Neues Target bei Colitis ulcerosa |
Annette Rößler |
23.10.2024 09:00 Uhr |
Patienten mit Colitis ulcerosa leiden häufig unter Durchfall und Bauchschmerzen. / © Adobe Stock/Roman
Tulisokibart – das klingt für pharmazeutische Ohren zunächst einmal nicht nach einem Antikörper. Wo ist die Endung -mab geblieben, die für monoclonal antibody steht? Tatsächlich wird man sich daran gewöhnen müssen, dass dieses Suffix bei neuen Antikörpern nun nach und nach seltener wird, denn die Weltgesundheitsorganisation (WHO) hat schon vor einer Weile angekündigt, keine weiteren Freinamen auf -mab mehr zu vergeben. Es gibt einfach mittlerweile schon zu viele, als dass für neue Namen noch genügend Spielraum geblieben wäre.
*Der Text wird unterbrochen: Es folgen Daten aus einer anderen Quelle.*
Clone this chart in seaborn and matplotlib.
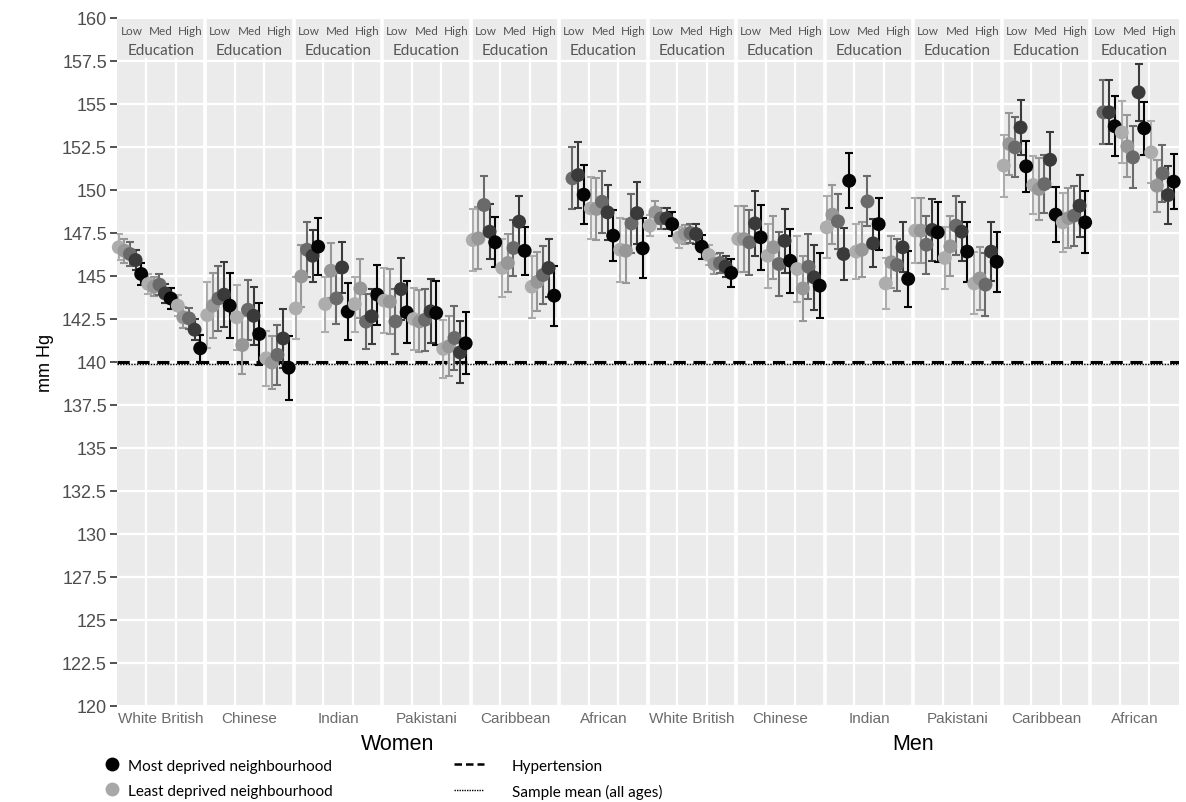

Die Endung -bart wird nun für monospezifische, vollständige, Fc-modifizierte Immunglobuline verwendet. Tulisokibart (PRA023) ist ein solches, das sich gegen das Tumornekrosefaktor-ähnliche Zytokin 1A (TL1A) richtet. Dieses scheint an der Pathogenese von chronisch-entzündlichen Darmerkrankungen (CED) beteiligt zu sein: TL1A und sein Rezeptor Death Domain Receptor 3 (DR3) werden in Immunzellen des Darms bei einer Entzündung hochreguliert. Beide Gene, die für TL1A und DR3 codieren, konnten in verschiedenen Populationen als Risikogene für CED identifiziert werden.
Tulisokibart bindet mit hoher Affinität und Spezifität an sowohl membranständiges als auch lösliches TL1A und verhindert die Interaktion zwischen dem Zytokin und DR3. Dadurch werden die T-Zell-Antwort modifiziert und profibrotische Signalwege gehemmt. In der Phase-II-Studie ARTEMIS-UC wurde der Antikörper nun bei Patienten mit moderat bis stark aktiver Colitis ulcerosa getestet. Sponsor der Studie war der Hersteller Prometheus Biosciences, eine Tochterfirma von MSD. Die Ergebnisse sind im »New England Journal of Medicine« veröffentlicht.
Die 135 Probanden waren auf Glucocorticoide angewiesen oder hatten unter konventionellen/modernen Wirkstoffen ein Therapieversagen gezeigt. Sie erhielten randomisiert und doppelblind entweder Tulisokibart (1000 mg an Tag 1 sowie 500 mg in den Wochen 2, 6 und 10) oder Placebo-Infusionen. Nach zwölf Wochen waren signifikant mehr Patienten in der Tulisokibart-Gruppe in klinischer Remission, nämlich 26 Prozent versus 1 Prozent in der Placebogruppe (primärer Endpunkt).
Vorab war bei den Teilnehmenden per Gentest ermittelt worden, ob sie wahrscheinlich auf Tulisokibart ansprechen würden oder eher nicht. Eine Auswertung der 75 Patienten mit hoher Wahrscheinlichkeit eines Ansprechens ergab eine noch höhere Ansprechrate, allerdings sowohl in der Verum- als auch in der Placebogruppe: Unter Tulisokibart befanden sich in dieser Subgruppe nach zwölf Wochen 32 Prozent der Patienten in klinischer Remission, unter Placebo 11 Prozent.
Nebenwirkungen waren überwiegend leicht bis moderat und in der Tulisokibart- und Placebogruppe annähernd gleich häufig (46 versus 43 Prozent). Das galt auch für Infektionen, wie die Autoren betonen. Insgesamt zeigten die Ergebnisse, dass die TL1A-Blockade mit Tulisokibart einen neuen Ansatz bei Colitis ulcerosa darstellen könne, auch bei Patienten mit therapierefraktärer Erkrankung, fassen sie zusammen. Mit der Rekrutierung für eine Phase-III-Studie (NCT06430801) hat der Hersteller bereits begonnen.